Different memory allocations in linux and windows?

I have a tree (T*Tree: binary tree with many elements in the node) implemented in C++.
I want to insert around 5,000,000 integer values in it (let's say from 1 till 5,000,000). The tree size should be around 8 * 5,000,000 byte or 41MB in memory (according to my implementation which is reasonable).
When I display the size of the tree(in my program by calculating the size of every node), it is 41MB as normal. However when I checked in Windows 32bit>>"Task Manager" I found the memory taken is 732MB!!
I checked that there is no extra malloc in my code. Even after I freed the tree by traversing from node to node and deleting them(and the keys inside) the size in "Task Manager" becomes 513MB only!!
After that I compiled same code in Linux Ubuntu 32bit(virtual machine on another PC) and ran the program.

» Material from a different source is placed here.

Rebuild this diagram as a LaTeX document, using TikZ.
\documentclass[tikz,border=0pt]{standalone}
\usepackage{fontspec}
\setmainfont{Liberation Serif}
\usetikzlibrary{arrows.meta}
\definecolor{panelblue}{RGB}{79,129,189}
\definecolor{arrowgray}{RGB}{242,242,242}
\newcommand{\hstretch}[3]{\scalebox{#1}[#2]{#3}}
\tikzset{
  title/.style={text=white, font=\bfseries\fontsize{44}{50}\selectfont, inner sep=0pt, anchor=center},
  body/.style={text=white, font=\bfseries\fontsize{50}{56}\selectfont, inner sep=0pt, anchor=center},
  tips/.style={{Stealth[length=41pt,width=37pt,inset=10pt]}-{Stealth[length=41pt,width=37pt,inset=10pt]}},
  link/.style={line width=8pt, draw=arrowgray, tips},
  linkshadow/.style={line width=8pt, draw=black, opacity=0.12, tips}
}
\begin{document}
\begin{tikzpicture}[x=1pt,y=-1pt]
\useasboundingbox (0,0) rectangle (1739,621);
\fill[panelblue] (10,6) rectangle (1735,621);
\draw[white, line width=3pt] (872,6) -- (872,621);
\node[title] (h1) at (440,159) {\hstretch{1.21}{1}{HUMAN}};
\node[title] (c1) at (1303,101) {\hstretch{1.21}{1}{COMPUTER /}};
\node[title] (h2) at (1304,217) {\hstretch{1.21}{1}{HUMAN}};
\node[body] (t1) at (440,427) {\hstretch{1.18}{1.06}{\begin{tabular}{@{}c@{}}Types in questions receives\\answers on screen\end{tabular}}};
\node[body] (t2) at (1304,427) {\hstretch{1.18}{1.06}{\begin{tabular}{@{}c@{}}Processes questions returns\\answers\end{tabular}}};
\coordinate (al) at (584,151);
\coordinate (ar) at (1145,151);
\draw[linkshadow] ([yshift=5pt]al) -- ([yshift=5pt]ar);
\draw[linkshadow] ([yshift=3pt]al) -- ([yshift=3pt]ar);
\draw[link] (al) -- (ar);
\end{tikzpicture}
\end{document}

Again tree size does not change in my program i.e. 41MB as normal, but in "System Monitor" memory is 230MB and when freeing the tree nodes in my program the memory in "System Monitor" remains same 230MB.

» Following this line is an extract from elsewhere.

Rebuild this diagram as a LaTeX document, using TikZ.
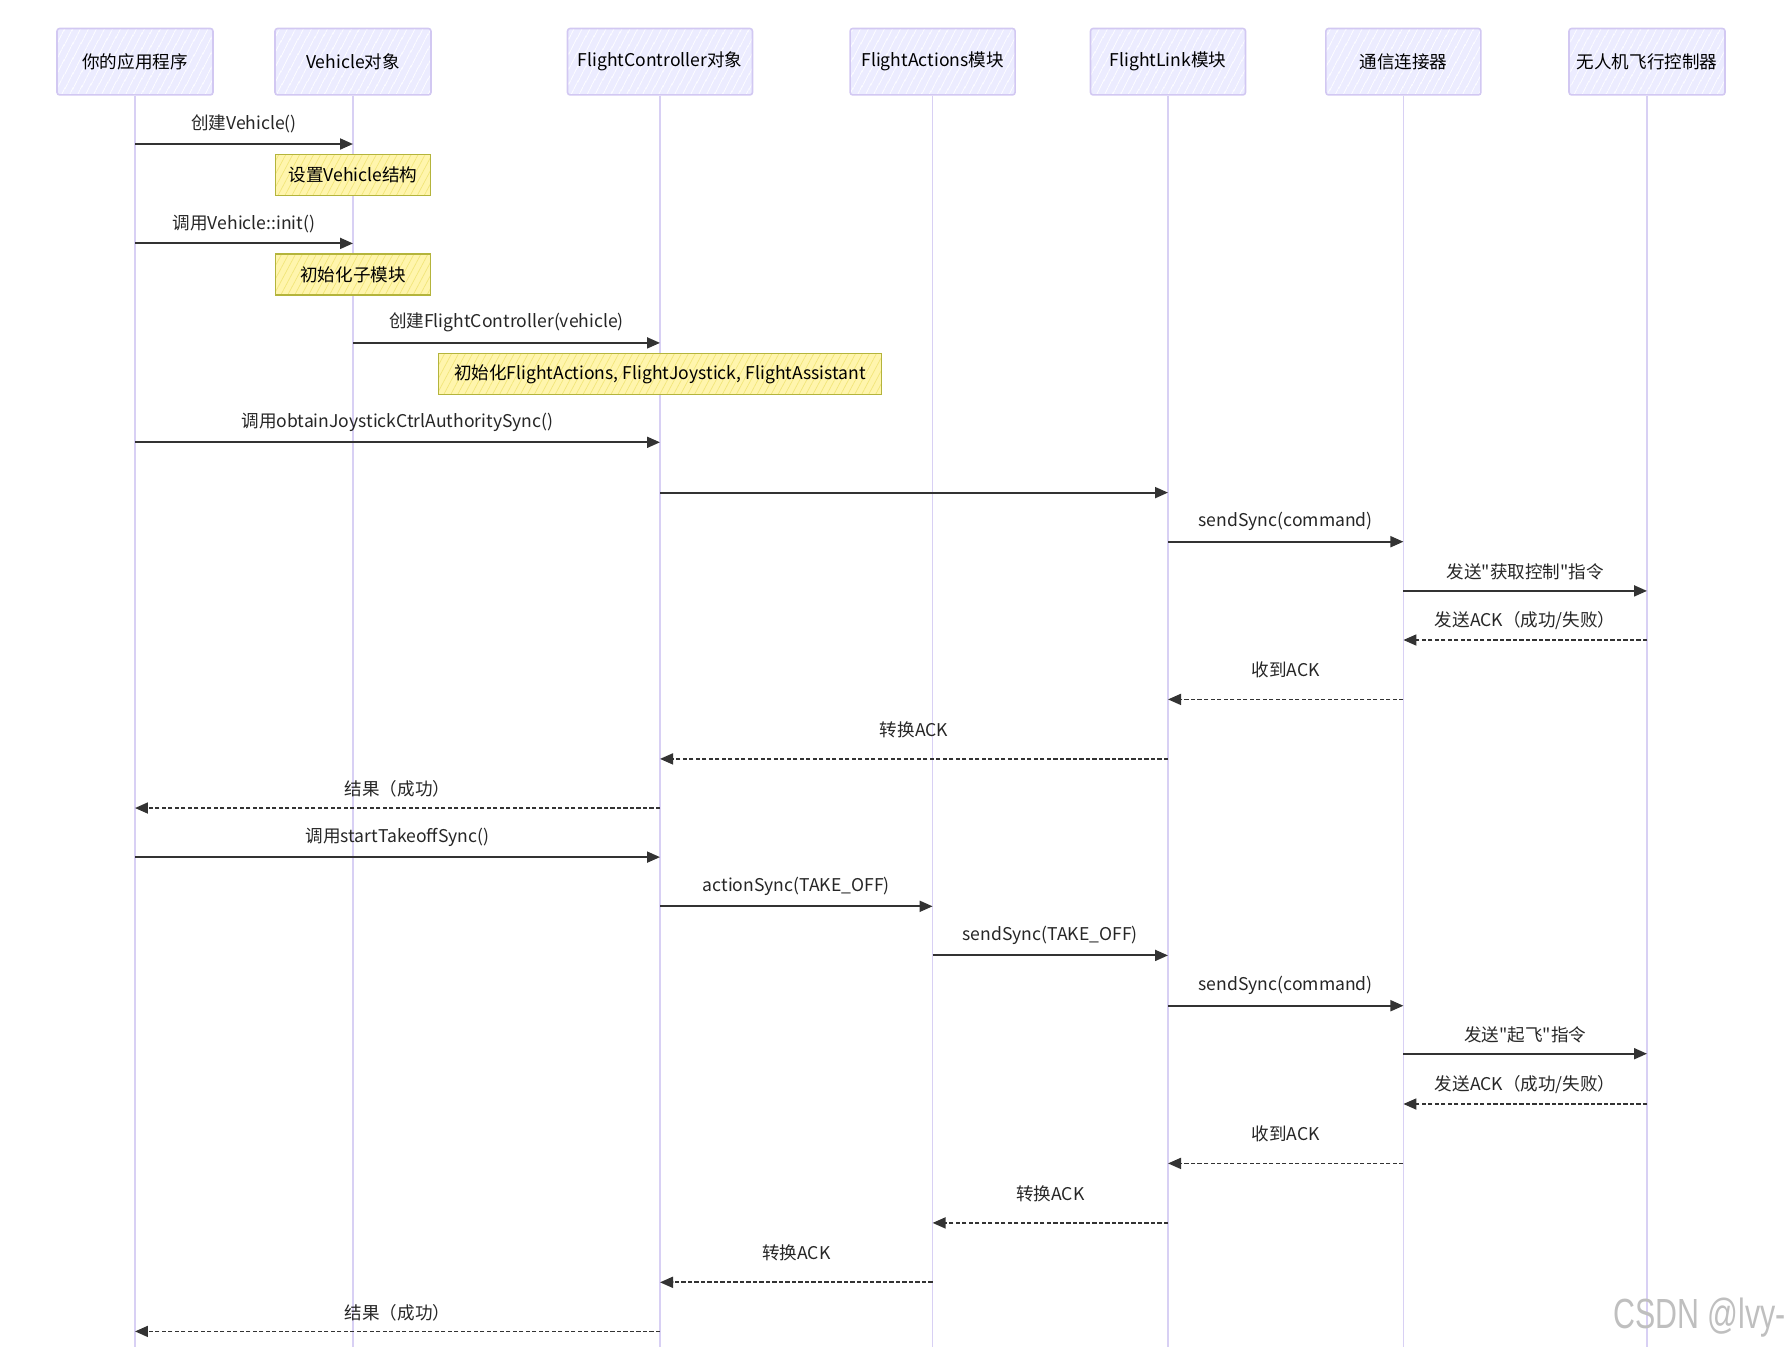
\documentclass[tikz,border=0pt]{standalone}
\usepackage{fontspec}
\newfontfamily\cjk{Noto Sans CJK SC}
\newfontfamily\wmfont{Liberation Sans}
\usetikzlibrary{positioning, arrows.meta, calc, patterns.meta}
\definecolor{actfill}{HTML}{ECECFF}
\definecolor{actline}{HTML}{D2C8F2}
\definecolor{lifeln}{HTML}{D8D0F4}
\definecolor{notefill}{HTML}{FFF5AD}
\definecolor{noteline}{HTML}{B4B43C}
\definecolor{notehatch}{HTML}{F2E67A}
\definecolor{msgcol}{HTML}{333333}
\tikzset{
  actor/.style={draw=actline, line width=0.9pt, rounded corners=1.5pt, minimum height=1.33cm, inner sep=2pt,
    preaction={fill=actfill}, preaction={pattern={Lines[angle=62,distance=4pt,line width=0.4pt]}, pattern color=white}},
  note/.style={draw=noteline, line width=0.9pt, minimum height=0.82cm, inner sep=2pt,
    preaction={fill=notefill}, preaction={pattern={Lines[angle=62,distance=3.5pt,line width=0.4pt]}, pattern color=notehatch}},
  life/.style={draw=lifeln, line width=0.9pt},
  arr/.style={-{Triangle[length=2.6mm,width=2.2mm]}, line width=1.1pt, draw=msgcol},
  barr/.style={-{Triangle[length=2.6mm,width=2.2mm]}, line width=1pt, draw=msgcol, dash pattern=on 2.5pt off 1.2pt},
  lab/.style={midway, above=4.5pt, inner sep=1pt, text=black!85},
  labw/.style={lab, above=10.5pt}
}

\begin{document}
\begin{tikzpicture}[x=0.02cm, y=-0.02cm, font=\cjk\fontsize{10}{12}\selectfont]
\useasboundingbox (0,0) rectangle (1792,1347);
% participants
\node[actor, minimum width=3.12cm] (app) at (135,61.7) {你的应用程序};
\node[actor, minimum width=3.12cm] (veh) at (353,61.7) {Vehicle对象};
\node[actor, minimum width=3.7cm] (fc) at (660,61.7) {FlightController对象};
\node[actor, minimum width=3.3cm] (fa) at (932.6,61.7) {FlightActions模块};
\node[actor, minimum width=3.1cm] (fl) at (1168,61.7) {FlightLink模块};
\node[actor, minimum width=3.1cm] (conn) at (1403.4,61.7) {通信连接器};
\node[actor, minimum width=3.12cm] (fcu) at (1647,61.7) {无人机飞行控制器};
\coordinate (bot) at (0,1347);
\foreach \p in {app, veh, fc, fa, fl, conn, fcu}
  \draw[life] (\p.south) -- (\p.south |- bot);
% message rows
\foreach \i/\y in {1/144, 2/243.4, 3/342.9, 4/442.3, 5/492.6, 6/541.7, 7/590.9,
  8/640, 9/699.4, 10/758.9, 11/808, 12/857.1, 13/906.3, 14/955.4, 15/1005.7,
  16/1053.7, 17/1104, 18/1163.4, 19/1222.9, 20/1282.3, 21/1331.4}
  \coordinate (m\i) at (0,\y);
\draw[arr] (app |- m1) -- node[lab] {创建Vehicle()} (veh |- m1);
\node[note, minimum width=3.1cm] (n1) at ($(veh |- m1)+(0,31)$) {设置Vehicle结构};
\draw[arr] (app |- m2) -- node[lab] {调用Vehicle::init()} (veh |- m2);
\node[note, minimum width=3.1cm] (n2) at ($(veh |- m2)+(0,31)$) {初始化子模块};
\draw[arr] (veh |- m3) -- node[lab] {创建FlightController(vehicle)} (fc |- m3);
\node[note, minimum width=8.86cm] (n3) at ($(fc |- m3)+(0,31)$) {初始化FlightActions, FlightJoystick, FlightAssistant};
\draw[arr] (app |- m4) -- node[lab] {调用obtainJoystickCtrlAuthoritySync()} (fc |- m4);
\draw[arr] (fc |- m5) -- (fl |- m5);
\draw[arr] (fl |- m6) -- node[lab] {sendSync(command)} (conn |- m6);
\draw[arr] (conn |- m7) -- node[lab] {发送"获取控制"指令} (fcu |- m7);
\draw[barr] (fcu |- m8) -- node[lab] {发送ACK（成功/失败）} (conn |- m8);
\draw[barr] (conn |- m9) -- node[labw] {收到ACK} (fl |- m9);
\draw[barr] (fl |- m10) -- node[labw] {转换ACK} (fc |- m10);
\draw[barr] (fc |- m11) -- node[lab] {结果（成功）} (app |- m11);
% takeoff
\draw[arr] (app |- m12) -- node[lab] {调用startTakeoffSync()} (fc |- m12);
\draw[arr] (fc |- m13) -- node[lab] {actionSync(TAKE\_OFF)} (fa |- m13);
\draw[arr] (fa |- m14) -- node[lab] {sendSync(TAKE\_OFF)} (fl |- m14);
\draw[arr] (fl |- m15) -- node[lab] {sendSync(command)} (conn |- m15);
\draw[arr] (conn |- m16) -- node[lab] {发送"起飞"指令} (fcu |- m16);
\draw[barr] (fcu |- m17) -- node[lab] {发送ACK（成功/失败）} (conn |- m17);
\draw[barr] (conn |- m18) -- node[labw] {收到ACK} (fl |- m18);
\draw[barr] (fl |- m19) -- node[labw] {转换ACK} (fa |- m19);
\draw[barr] (fa |- m20) -- node[labw] {转换ACK} (fc |- m20);
\draw[barr] (fc |- m21) -- node[lab] {结果（成功）} (app |- m21);
\node[text=black!25, font=\wmfont\fontsize{24}{24}\selectfont, anchor=east, inner sep=0pt] (wm) at (1786,1318) {\scalebox{0.72}[1]{CSDN @lvy-}};
\end{tikzpicture}
\end{document}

And in both Windows and Linux if I freed & reinitialized the tree and insert again 5,000,0000 integer values, the memory is increased by double like if the previous space is not freed and used somewhere (which I am not able to find where).
The question:
1) why are those huge memory differences in Windows and Linux although the code & input data is same?
2) why freeing the Tree nodes doesn't reduce the memory to some reasonable value like 10MB.
code: https://drive.google.com/open?id=0ByKaCojxzNa9dEt6cEJNeDI4eXc
below are some snippets:
typedef struct Keylist {
unsigned int k;
struct Keylist *next_ptr;
};
typedef struct Keylist Keylist;
typedef struct TstarTreeNode {
//Binary Node specific
struct TstarTreeNode *left;
struct TstarTreeNode *right;
//Bool rightVisitedDuringInsert;
//AVL Node specific
int height;
//T Node specific
int length; //length of keys array for easy locating
struct Keylist *keys; //later you deal with it like one dimentional array
int max; //max key
int min; //min key
//T* Node specific
struct TstarTreeNode *successor;
};
typedef struct TstarTreeNode TstarTreeNode;
/*****************************************************************************
* *
* Define a structure for binary trees. *
* *
*****************************************************************************/
typedef struct TstarTree {
int size; //number of element(not number of nodes) in a tree
int MinCount; //Min Count of elements in a Node
int MaxCount; //Max Count of elements in a Node
TstarTreeNode *root;
//Provide functions for comarison elements and destroying elements
int (*compare)(int key1, int key2); //// -1 smaller, 0 equal, 1 bigger
int (*inRange)(int key, int min, int max); // -1 smaller, 0 in range, 1 bigger
} ;
typedef struct TstarTree TstarTree;
Insert function of the tree uses dynamic allocation i.e. malloc.
Update
according to what "John Zwinck" pointed out (thanks John), I have two things now:
1) The huge memory taken in Windows was because of the compiling options in Visual Studio, which I think enabled debugging and a lot of extra things. When I compiled in Windows using Cygwin without that options i.e. "gcc main.c tstarTree.c -o main" I got same result as in Linux. The size now in Windows>>"Task Manager" becomes 230MB
2) If OS is 64bit then let's see how the size is calculated (as John said and as I modified):
5 million unsigned int k. 20 MB.
5 million 4-byte pads (after k to align next_ptr). 20 MB.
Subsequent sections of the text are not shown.